>>>

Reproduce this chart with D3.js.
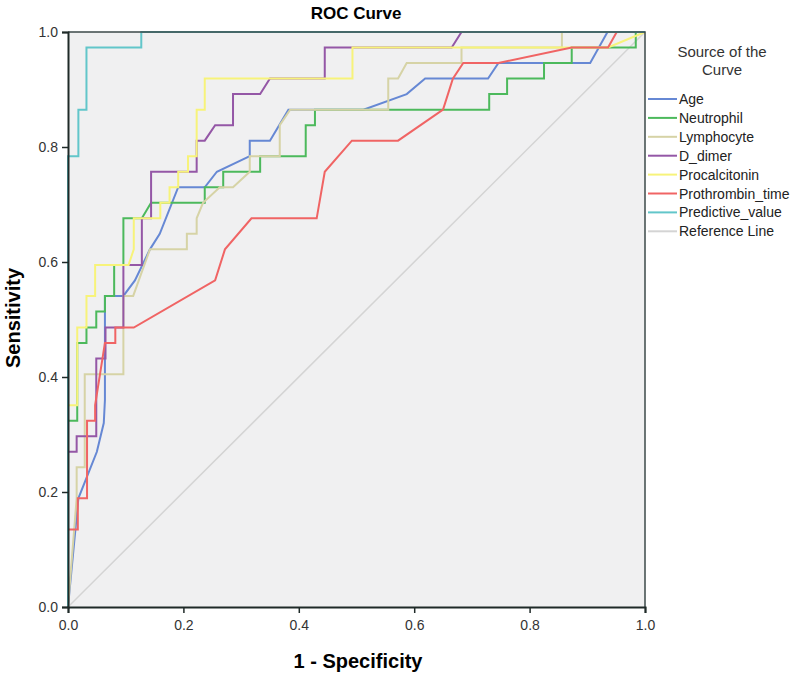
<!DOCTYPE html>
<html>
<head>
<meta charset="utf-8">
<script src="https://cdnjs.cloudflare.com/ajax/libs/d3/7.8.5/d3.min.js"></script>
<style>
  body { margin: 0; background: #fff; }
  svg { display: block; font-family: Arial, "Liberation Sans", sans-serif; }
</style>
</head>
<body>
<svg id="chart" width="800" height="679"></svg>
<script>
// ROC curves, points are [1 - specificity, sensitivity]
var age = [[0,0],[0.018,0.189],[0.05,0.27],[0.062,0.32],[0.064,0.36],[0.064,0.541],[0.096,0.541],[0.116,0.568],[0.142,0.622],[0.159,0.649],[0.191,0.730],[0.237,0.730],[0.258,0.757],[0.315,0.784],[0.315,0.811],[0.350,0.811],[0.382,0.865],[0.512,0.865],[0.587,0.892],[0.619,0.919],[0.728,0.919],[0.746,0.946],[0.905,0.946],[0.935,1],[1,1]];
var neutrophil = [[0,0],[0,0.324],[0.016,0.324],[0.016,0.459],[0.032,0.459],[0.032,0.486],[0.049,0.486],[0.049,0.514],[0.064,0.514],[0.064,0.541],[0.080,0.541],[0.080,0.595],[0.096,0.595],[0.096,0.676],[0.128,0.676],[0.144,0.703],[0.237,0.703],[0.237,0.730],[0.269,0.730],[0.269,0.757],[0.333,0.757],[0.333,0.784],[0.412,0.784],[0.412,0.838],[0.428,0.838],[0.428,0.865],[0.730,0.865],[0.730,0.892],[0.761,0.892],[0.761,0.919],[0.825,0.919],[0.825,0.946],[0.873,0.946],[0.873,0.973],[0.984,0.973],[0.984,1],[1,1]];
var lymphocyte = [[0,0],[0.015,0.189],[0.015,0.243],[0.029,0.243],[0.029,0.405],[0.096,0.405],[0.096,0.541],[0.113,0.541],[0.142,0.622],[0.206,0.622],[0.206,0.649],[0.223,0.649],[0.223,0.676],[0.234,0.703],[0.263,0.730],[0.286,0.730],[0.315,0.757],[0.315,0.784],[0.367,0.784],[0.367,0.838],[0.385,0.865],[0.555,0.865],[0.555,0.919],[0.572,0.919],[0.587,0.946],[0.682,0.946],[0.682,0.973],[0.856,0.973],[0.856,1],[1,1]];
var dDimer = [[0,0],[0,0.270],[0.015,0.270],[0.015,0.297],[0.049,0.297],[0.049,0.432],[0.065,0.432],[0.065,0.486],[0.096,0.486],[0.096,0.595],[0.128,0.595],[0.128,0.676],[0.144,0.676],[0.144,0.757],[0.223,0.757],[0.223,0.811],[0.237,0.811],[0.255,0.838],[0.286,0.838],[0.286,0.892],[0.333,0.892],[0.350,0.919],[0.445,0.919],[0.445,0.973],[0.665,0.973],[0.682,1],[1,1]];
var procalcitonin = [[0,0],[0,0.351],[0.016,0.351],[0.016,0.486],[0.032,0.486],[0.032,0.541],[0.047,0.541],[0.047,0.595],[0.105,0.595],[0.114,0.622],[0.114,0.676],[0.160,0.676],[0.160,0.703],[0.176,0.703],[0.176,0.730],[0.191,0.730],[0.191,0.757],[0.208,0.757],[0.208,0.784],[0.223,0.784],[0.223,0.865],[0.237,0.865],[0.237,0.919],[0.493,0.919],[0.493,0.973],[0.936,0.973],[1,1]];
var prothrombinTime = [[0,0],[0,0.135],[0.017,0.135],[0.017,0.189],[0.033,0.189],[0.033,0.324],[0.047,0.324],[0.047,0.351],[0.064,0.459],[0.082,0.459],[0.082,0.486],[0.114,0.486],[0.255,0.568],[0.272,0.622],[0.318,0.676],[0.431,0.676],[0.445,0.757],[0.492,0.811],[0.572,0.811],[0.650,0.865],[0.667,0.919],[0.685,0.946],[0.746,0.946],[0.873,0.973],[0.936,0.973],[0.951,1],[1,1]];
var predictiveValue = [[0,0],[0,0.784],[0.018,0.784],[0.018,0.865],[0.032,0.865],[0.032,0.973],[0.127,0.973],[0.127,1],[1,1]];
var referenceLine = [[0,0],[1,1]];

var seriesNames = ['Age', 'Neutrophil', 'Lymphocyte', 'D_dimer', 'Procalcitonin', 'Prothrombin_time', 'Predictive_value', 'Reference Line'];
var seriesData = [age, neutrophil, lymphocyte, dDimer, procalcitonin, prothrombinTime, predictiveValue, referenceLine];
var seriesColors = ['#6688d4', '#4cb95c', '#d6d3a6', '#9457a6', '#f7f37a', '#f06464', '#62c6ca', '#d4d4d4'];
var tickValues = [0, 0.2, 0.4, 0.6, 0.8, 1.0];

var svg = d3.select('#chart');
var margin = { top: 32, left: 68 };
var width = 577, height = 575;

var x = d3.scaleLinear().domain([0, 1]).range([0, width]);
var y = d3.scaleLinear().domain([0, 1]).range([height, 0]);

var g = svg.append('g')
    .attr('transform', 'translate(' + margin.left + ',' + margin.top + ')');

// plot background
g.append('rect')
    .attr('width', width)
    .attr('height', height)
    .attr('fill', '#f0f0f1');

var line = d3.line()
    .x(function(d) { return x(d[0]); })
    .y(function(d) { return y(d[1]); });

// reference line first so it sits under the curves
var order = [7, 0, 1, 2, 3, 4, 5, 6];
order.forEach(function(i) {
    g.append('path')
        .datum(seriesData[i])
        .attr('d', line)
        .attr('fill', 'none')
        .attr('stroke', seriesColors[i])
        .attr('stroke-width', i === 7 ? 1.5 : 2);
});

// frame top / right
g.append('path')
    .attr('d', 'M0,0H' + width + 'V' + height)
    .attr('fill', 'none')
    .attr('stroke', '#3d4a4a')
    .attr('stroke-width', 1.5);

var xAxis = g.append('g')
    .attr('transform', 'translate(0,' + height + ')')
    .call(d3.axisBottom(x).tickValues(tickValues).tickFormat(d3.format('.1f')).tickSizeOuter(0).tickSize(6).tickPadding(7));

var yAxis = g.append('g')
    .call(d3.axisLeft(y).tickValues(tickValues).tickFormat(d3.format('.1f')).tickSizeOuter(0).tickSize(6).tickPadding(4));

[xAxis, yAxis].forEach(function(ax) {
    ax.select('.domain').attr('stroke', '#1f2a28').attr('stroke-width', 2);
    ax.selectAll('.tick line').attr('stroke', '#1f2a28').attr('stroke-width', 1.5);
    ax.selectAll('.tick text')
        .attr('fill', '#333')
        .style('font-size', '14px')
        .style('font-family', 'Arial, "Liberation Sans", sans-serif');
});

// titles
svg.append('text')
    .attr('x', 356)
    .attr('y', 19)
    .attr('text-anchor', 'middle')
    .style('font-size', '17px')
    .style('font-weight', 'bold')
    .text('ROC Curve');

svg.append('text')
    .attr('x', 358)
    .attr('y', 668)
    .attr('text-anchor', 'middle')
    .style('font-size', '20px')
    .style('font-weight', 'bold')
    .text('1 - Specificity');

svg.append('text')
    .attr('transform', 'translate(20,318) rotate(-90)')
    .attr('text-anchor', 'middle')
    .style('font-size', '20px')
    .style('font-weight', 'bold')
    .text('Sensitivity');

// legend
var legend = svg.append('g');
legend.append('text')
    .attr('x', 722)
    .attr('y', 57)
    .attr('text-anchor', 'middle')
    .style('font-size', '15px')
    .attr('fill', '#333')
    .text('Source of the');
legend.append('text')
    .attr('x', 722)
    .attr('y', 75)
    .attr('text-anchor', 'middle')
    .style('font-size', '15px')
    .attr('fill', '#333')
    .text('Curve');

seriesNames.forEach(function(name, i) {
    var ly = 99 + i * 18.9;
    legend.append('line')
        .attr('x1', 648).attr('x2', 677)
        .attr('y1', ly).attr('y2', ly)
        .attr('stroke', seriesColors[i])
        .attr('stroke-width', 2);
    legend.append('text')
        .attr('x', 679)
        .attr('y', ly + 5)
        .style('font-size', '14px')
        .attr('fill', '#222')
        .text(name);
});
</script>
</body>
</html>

<<<

TASK DESCRIPTION |
Go through the listing above and locate each line that holds the word "chart". Copy those lines.

REPLY |
Reproduce this chart with D3.js.
<svg id="chart" width="800" height="679"></svg>
var svg = d3.select('#chart');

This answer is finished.